**WHAT YOU NEED TO DO**
Transcribe the entries below exactly; leave every image out.

**DATA SHOWN**
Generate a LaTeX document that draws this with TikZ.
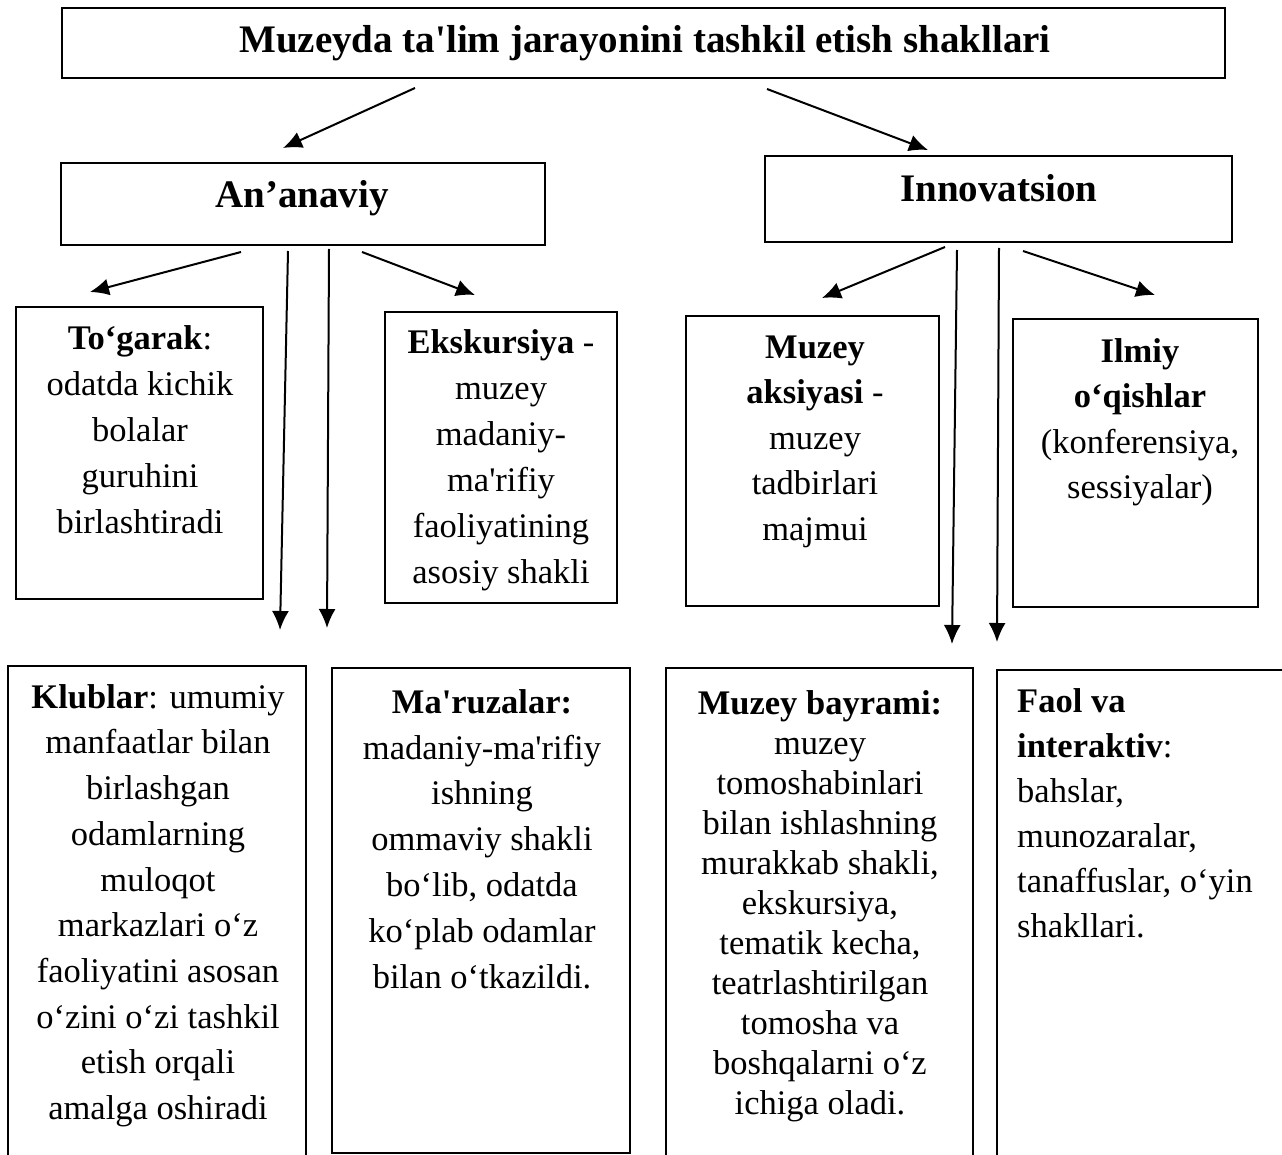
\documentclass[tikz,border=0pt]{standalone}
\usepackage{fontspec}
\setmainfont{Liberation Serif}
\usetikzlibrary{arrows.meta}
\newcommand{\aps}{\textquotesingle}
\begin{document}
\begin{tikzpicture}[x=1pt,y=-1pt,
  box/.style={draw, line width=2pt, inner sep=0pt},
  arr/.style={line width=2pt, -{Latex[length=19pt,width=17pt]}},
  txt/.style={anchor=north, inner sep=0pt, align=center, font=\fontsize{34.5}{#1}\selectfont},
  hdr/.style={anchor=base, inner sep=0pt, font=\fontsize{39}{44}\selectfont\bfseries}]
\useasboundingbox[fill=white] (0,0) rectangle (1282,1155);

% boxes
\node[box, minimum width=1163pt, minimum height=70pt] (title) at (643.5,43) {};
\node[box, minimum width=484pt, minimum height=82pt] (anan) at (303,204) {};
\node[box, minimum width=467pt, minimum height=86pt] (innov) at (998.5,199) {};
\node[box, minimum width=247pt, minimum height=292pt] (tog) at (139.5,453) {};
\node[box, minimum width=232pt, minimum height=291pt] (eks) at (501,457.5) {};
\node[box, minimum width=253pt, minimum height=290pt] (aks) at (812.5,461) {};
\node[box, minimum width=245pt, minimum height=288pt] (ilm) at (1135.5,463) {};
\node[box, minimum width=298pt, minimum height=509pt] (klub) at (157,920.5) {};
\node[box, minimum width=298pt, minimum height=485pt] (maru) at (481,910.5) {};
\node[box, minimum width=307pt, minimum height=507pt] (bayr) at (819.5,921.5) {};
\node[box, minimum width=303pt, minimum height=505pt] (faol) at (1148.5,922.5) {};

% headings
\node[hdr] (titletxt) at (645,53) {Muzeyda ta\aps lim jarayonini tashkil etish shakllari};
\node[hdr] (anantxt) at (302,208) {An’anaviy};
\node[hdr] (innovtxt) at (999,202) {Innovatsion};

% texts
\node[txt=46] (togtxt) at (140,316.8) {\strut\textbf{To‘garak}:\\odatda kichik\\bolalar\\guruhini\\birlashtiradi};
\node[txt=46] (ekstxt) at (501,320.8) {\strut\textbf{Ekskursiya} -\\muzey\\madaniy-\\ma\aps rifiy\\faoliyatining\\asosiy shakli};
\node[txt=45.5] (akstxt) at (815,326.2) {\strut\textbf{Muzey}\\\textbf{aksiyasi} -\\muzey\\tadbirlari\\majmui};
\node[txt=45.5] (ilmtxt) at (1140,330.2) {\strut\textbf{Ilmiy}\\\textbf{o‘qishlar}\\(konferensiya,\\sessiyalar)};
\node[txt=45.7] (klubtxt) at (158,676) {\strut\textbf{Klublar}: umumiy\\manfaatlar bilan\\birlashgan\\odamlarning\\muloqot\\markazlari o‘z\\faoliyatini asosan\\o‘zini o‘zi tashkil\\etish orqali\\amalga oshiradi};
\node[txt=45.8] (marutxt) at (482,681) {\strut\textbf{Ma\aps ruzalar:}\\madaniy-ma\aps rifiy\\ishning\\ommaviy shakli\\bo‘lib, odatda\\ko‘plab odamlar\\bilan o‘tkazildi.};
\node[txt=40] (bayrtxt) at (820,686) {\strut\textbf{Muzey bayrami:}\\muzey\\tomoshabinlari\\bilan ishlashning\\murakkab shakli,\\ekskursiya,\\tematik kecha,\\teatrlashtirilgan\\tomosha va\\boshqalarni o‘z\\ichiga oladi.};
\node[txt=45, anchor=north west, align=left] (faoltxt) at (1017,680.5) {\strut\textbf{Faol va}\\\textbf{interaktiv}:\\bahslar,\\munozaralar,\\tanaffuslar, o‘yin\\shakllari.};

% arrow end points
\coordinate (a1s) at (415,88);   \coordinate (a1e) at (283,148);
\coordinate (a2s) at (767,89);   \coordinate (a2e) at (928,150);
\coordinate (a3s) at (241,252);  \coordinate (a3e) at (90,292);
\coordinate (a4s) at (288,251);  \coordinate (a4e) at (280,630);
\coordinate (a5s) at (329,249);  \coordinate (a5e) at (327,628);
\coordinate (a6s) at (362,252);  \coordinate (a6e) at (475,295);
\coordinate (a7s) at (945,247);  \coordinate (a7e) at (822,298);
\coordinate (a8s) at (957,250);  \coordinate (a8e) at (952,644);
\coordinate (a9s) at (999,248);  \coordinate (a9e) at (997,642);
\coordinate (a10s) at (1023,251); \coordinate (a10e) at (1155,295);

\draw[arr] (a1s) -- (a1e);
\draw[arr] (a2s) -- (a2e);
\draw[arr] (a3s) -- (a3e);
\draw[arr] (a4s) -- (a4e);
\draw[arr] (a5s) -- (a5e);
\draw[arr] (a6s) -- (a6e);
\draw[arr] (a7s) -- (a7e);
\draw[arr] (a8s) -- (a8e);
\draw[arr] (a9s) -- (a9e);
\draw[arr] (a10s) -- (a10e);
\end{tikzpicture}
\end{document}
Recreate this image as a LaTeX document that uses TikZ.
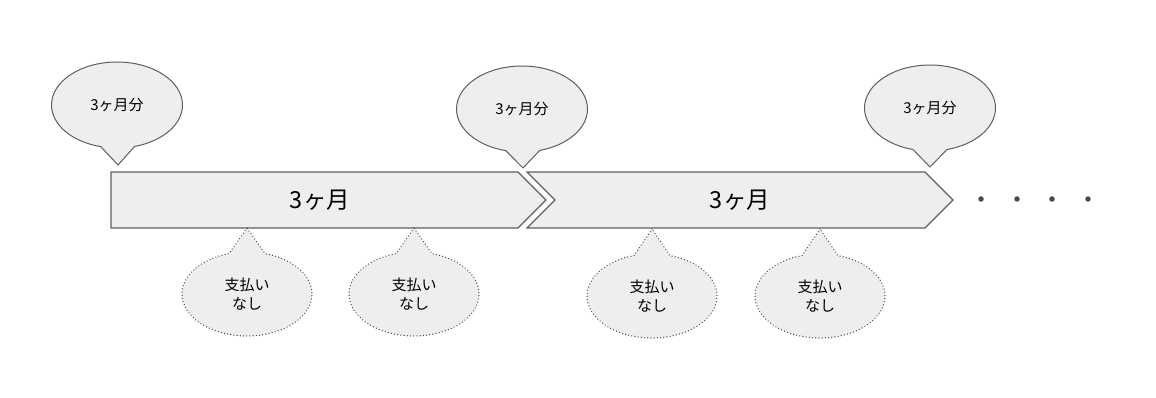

**OUTPUT BELOW**
Generate a LaTeX document that draws this with TikZ.
\documentclass[tikz,border=0pt]{standalone}
\usepackage{fontspec}
\setmainfont{Liberation Serif}
\usetikzlibrary{arrows.meta}
\newcommand{\aps}{\textquotesingle}
\begin{document}
\begin{tikzpicture}[x=1pt,y=-1pt,
  box/.style={draw, line width=2pt, inner sep=0pt},
  arr/.style={line width=2pt, -{Latex[length=19pt,width=17pt]}},
  txt/.style={anchor=north, inner sep=0pt, align=center, font=\fontsize{34.5}{#1}\selectfont},
  hdr/.style={anchor=base, inner sep=0pt, font=\fontsize{39}{44}\selectfont\bfseries}]
\useasboundingbox[fill=white] (0,0) rectangle (1282,1155);

% boxes
\node[box, minimum width=1163pt, minimum height=70pt] (title) at (643.5,43) {};
\node[box, minimum width=484pt, minimum height=82pt] (anan) at (303,204) {};
\node[box, minimum width=467pt, minimum height=86pt] (innov) at (998.5,199) {};
\node[box, minimum width=247pt, minimum height=292pt] (tog) at (139.5,453) {};
\node[box, minimum width=232pt, minimum height=291pt] (eks) at (501,457.5) {};
\node[box, minimum width=253pt, minimum height=290pt] (aks) at (812.5,461) {};
\node[box, minimum width=245pt, minimum height=288pt] (ilm) at (1135.5,463) {};
\node[box, minimum width=298pt, minimum height=509pt] (klub) at (157,920.5) {};
\node[box, minimum width=298pt, minimum height=485pt] (maru) at (481,910.5) {};
\node[box, minimum width=307pt, minimum height=507pt] (bayr) at (819.5,921.5) {};
\node[box, minimum width=303pt, minimum height=505pt] (faol) at (1148.5,922.5) {};

% headings
\node[hdr] (titletxt) at (645,53) {Muzeyda ta\aps lim jarayonini tashkil etish shakllari};
\node[hdr] (anantxt) at (302,208) {An’anaviy};
\node[hdr] (innovtxt) at (999,202) {Innovatsion};

% texts
\node[txt=46] (togtxt) at (140,316.8) {\strut\textbf{To‘garak}:\\odatda kichik\\bolalar\\guruhini\\birlashtiradi};
\node[txt=46] (ekstxt) at (501,320.8) {\strut\textbf{Ekskursiya} -\\muzey\\madaniy-\\ma\aps rifiy\\faoliyatining\\asosiy shakli};
\node[txt=45.5] (akstxt) at (815,326.2) {\strut\textbf{Muzey}\\\textbf{aksiyasi} -\\muzey\\tadbirlari\\majmui};
\node[txt=45.5] (ilmtxt) at (1140,330.2) {\strut\textbf{Ilmiy}\\\textbf{o‘qishlar}\\(konferensiya,\\sessiyalar)};
\node[txt=45.7] (klubtxt) at (158,676) {\strut\textbf{Klublar}: umumiy\\manfaatlar bilan\\birlashgan\\odamlarning\\muloqot\\markazlari o‘z\\faoliyatini asosan\\o‘zini o‘zi tashkil\\etish orqali\\amalga oshiradi};
\node[txt=45.8] (marutxt) at (482,681) {\strut\textbf{Ma\aps ruzalar:}\\madaniy-ma\aps rifiy\\ishning\\ommaviy shakli\\bo‘lib, odatda\\ko‘plab odamlar\\bilan o‘tkazildi.};
\node[txt=40] (bayrtxt) at (820,686) {\strut\textbf{Muzey bayrami:}\\muzey\\tomoshabinlari\\bilan ishlashning\\murakkab shakli,\\ekskursiya,\\tematik kecha,\\teatrlashtirilgan\\tomosha va\\boshqalarni o‘z\\ichiga oladi.};
\node[txt=45, anchor=north west, align=left] (faoltxt) at (1017,680.5) {\strut\textbf{Faol va}\\\textbf{interaktiv}:\\bahslar,\\munozaralar,\\tanaffuslar, o‘yin\\shakllari.};

% arrow end points
\coordinate (a1s) at (415,88);   \coordinate (a1e) at (283,148);
\coordinate (a2s) at (767,89);   \coordinate (a2e) at (928,150);
\coordinate (a3s) at (241,252);  \coordinate (a3e) at (90,292);
\coordinate (a4s) at (288,251);  \coordinate (a4e) at (280,630);
\coordinate (a5s) at (329,249);  \coordinate (a5e) at (327,628);
\coordinate (a6s) at (362,252);  \coordinate (a6e) at (475,295);
\coordinate (a7s) at (945,247);  \coordinate (a7e) at (822,298);
\coordinate (a8s) at (957,250);  \coordinate (a8e) at (952,644);
\coordinate (a9s) at (999,248);  \coordinate (a9e) at (997,642);
\coordinate (a10s) at (1023,251); \coordinate (a10e) at (1155,295);

\draw[arr] (a1s) -- (a1e);
\draw[arr] (a2s) -- (a2e);
\draw[arr] (a3s) -- (a3e);
\draw[arr] (a4s) -- (a4e);
\draw[arr] (a5s) -- (a5e);
\draw[arr] (a6s) -- (a6e);
\draw[arr] (a7s) -- (a7e);
\draw[arr] (a8s) -- (a8e);
\draw[arr] (a9s) -- (a9e);
\draw[arr] (a10s) -- (a10e);
\end{tikzpicture}
\end{document}
Recreate this image as a LaTeX document that uses TikZ.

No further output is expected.